Martin Fribrock

Personal information
- Full name: Martin Fribrock
- Date of birth: 28 August 1984 (age 41)
- Place of birth: Sjöbo, Sweden
- Height: 1.80 m (5 ft 11 in)
- Position(s): Midfielder Winger

Youth career
- 1999: Askeröds IF

Senior career*
- Years: Team / Apps / (Gls)
- 2000–2004: Helsingborgs IF / 46 / (0)
- 2005–2008: Halmstads BK / 55 / (6)
- 2008–2012: Esbjerg fB / 4 / (0)

International career^{‡}
- 2002–2006: Sweden U21 / 10 / (1)

= Martin Fribrock =

Swedish football midfielder

Martin Fribrock (born 28 August 1984) is a Swedish football midfielder who plays as a midfielder and winger for FC Andrea Doria.

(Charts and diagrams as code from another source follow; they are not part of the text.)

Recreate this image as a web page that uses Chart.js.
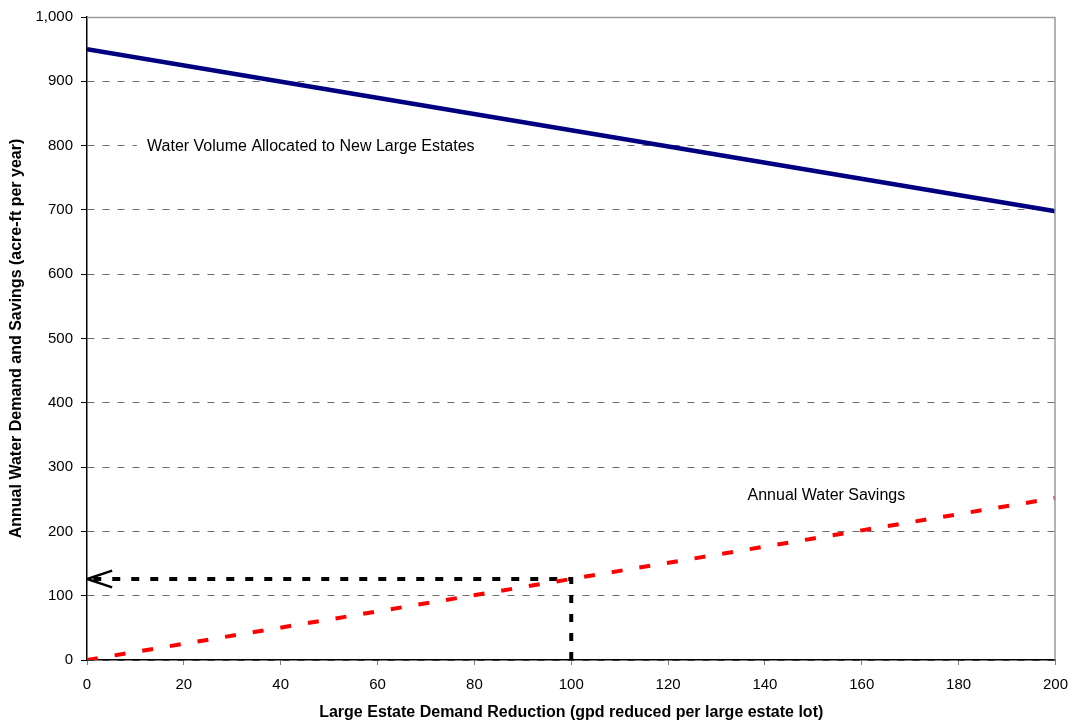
<!DOCTYPE html>
<html>
<head>
<meta charset="utf-8">
<script src="https://cdn.jsdelivr.net/npm/chart.js@4.4.1/dist/chart.umd.min.js"></script>
<style>
  html, body { margin: 0; padding: 0; background: #fff; }
  canvas { display: block; }
</style>
</head>
<body>
<canvas id="c" width="1079" height="722"></canvas>
<script>
// Demand reduction per large estate lot (gpd)
const reduction = [0, 50, 100, 150, 200];
// Water volume allocated to new large estates (acre-ft per year)
const allocated = [950, 887, 824, 761, 698];
// Annual water savings (acre-ft per year)
const savings = [0, 63, 126, 189, 252];
// Guide from the 100 gpd reduction across to its savings value
const guideX = [100, 100, 0];
const guideY = [0, 126, 126];
// Arrow head at the y axis
const arrowX = [5.2, 0, 5.2];
const arrowY = [139, 126, 113];
// Y axis tick values
const yTicks = [0, 100, 200, 300, 400, 500, 600, 700, 800, 900, 1000];
// Series labels
const labels = [
  { text: 'Water Volume Allocated to New Large Estates', x: 12.4, y: 800, boxFrom: 10.3, boxTo: 86.6 },
  { text: 'Annual Water Savings', x: 136.4, y: 258, boxFrom: 134.5, boxTo: 171 }
];

const pts = (xs, ys) => xs.map((x, i) => ({ x: x, y: ys[i] }));
const FONT = '"Liberation Sans", Arial, sans-serif';

const framePlugin = {
  id: 'frame',
  afterDatasetsDraw(chart) {
    const { ctx, chartArea: a } = chart;
    ctx.save();
    ctx.strokeStyle = '#9a9a9a';
    ctx.lineWidth = 1.5;
    ctx.beginPath();
    ctx.moveTo(a.left, a.top + 0.5);
    ctx.lineTo(a.right - 0.5, a.top + 0.5);
    ctx.lineTo(a.right - 0.5, a.bottom);
    ctx.stroke();
    ctx.restore();
  },
  beforeDatasetsDraw(chart) {
    const { ctx, scales: { x, y } } = chart;
    ctx.save();
    ctx.font = '16px ' + FONT;
    ctx.textBaseline = 'middle';
    labels.forEach(l => {
      const py = y.getPixelForValue(l.y);
      const bx0 = x.getPixelForValue(l.boxFrom);
      const bx1 = x.getPixelForValue(l.boxTo);
      ctx.fillStyle = '#ffffff';
      ctx.fillRect(bx0, py - 10, bx1 - bx0, 20);
      ctx.fillStyle = '#000000';
      ctx.fillText(l.text, x.getPixelForValue(l.x), py + 1);
    });
    ctx.restore();
  }
};

new Chart(document.getElementById('c'), {
  type: 'scatter',
  data: {
    datasets: [
      {
        data: pts(reduction, allocated), showLine: true, borderColor: '#000080',
        borderWidth: 4.5, pointRadius: 0, order: 1
      },
      {
        data: pts(reduction, savings), showLine: true, borderColor: '#ff0000',
        borderWidth: 4, borderDash: [11, 17], pointRadius: 0, order: 2, borderCapStyle: 'butt'
      },
      {
        data: pts(guideX, guideY), showLine: true, borderColor: '#000000',
        borderWidth: 4, borderDash: [8, 11], pointRadius: 0, order: 3, borderCapStyle: 'butt'
      },
      {
        data: pts(arrowX, arrowY), showLine: true, borderColor: '#000000',
        borderWidth: 2.5, pointRadius: 0, order: 4
      }
    ]
  },
  options: {
    responsive: false,
    devicePixelRatio: 1,
    animation: false,
    layout: { padding: { top: 16, right: 20, bottom: 0, left: 0 } },
    plugins: { legend: { display: false }, tooltip: { enabled: false } },
    scales: {
      x: {
        type: 'linear', min: 0, max: 200,
        afterFit(axis) { axis.height = 62; },
        ticks: { stepSize: 20, color: '#000', font: { family: FONT, size: 15 }, padding: 11, maxRotation: 0 },
        grid: { drawOnChartArea: false, drawTicks: true, tickLength: 5, tickColor: '#808080', tickWidth: 1 },
        border: { color: '#000', width: 1.5 },
        title: {
          display: true, text: 'Large Estate Demand Reduction (gpd reduced per large estate lot)',
          color: '#000', font: { family: FONT, size: 16, weight: 'bold' }, padding: { top: 1, bottom: 0 }
        }
      },
      y: {
        type: 'linear', min: 0, max: 1000,
        afterFit(axis) { axis.width = 87; },
        afterBuildTicks(axis) { axis.ticks = yTicks.map(v => ({ value: v })); },
        ticks: { color: '#000', font: { family: FONT, size: 15 }, padding: 8 },
        grid: { color: '#6e6e6e', lineWidth: 1, tickLength: 6, tickColor: '#000', tickWidth: 1 },
        border: { color: '#000', width: 1.5, dash: [7, 8] },
        title: {
          display: true, text: 'Annual Water Demand and Savings (acre-ft per year)',
          color: '#000', font: { family: FONT, size: 16, weight: 'bold' }, padding: { top: 7, bottom: 4 }
        }
      }
    }
  },
  plugins: [framePlugin]
});
</script>
</body>
</html>
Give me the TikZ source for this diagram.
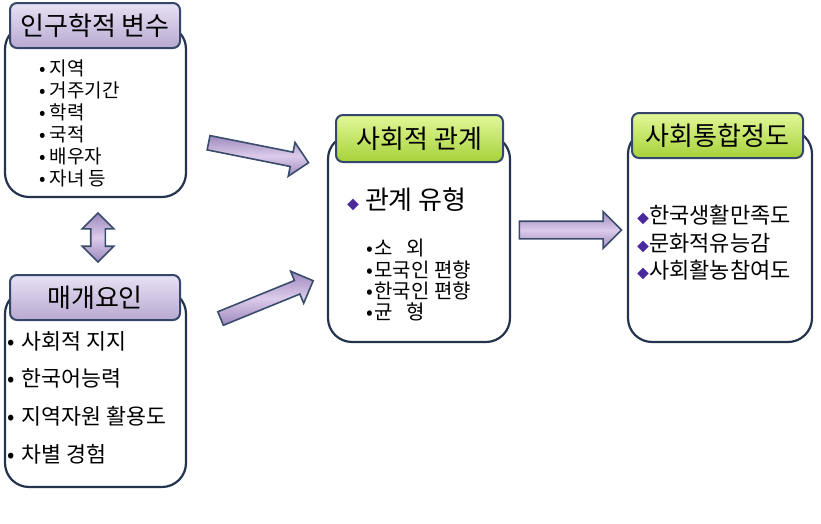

He latest club was Esbjerg fB.

== Career ==
Starting his football career in Askeröds IF he moved to Allsvenskan and Helsingborgs IF in 2000 at the age of 16, he stayed with the club for 4 seasons, in 2005 he moved to Halmstads BK, however he got his first season destroyed when he got his ACL torn before the season started, later in 2005 he returned and have almost started every game since.

Summer 2008 Martin moved to Esbjerg fB in the Danish Superliga.

His younger brother, Henrik Fribrock, also played for Helsingborgs IF, however not on senior level, and is currently playing for Kristianstads FF.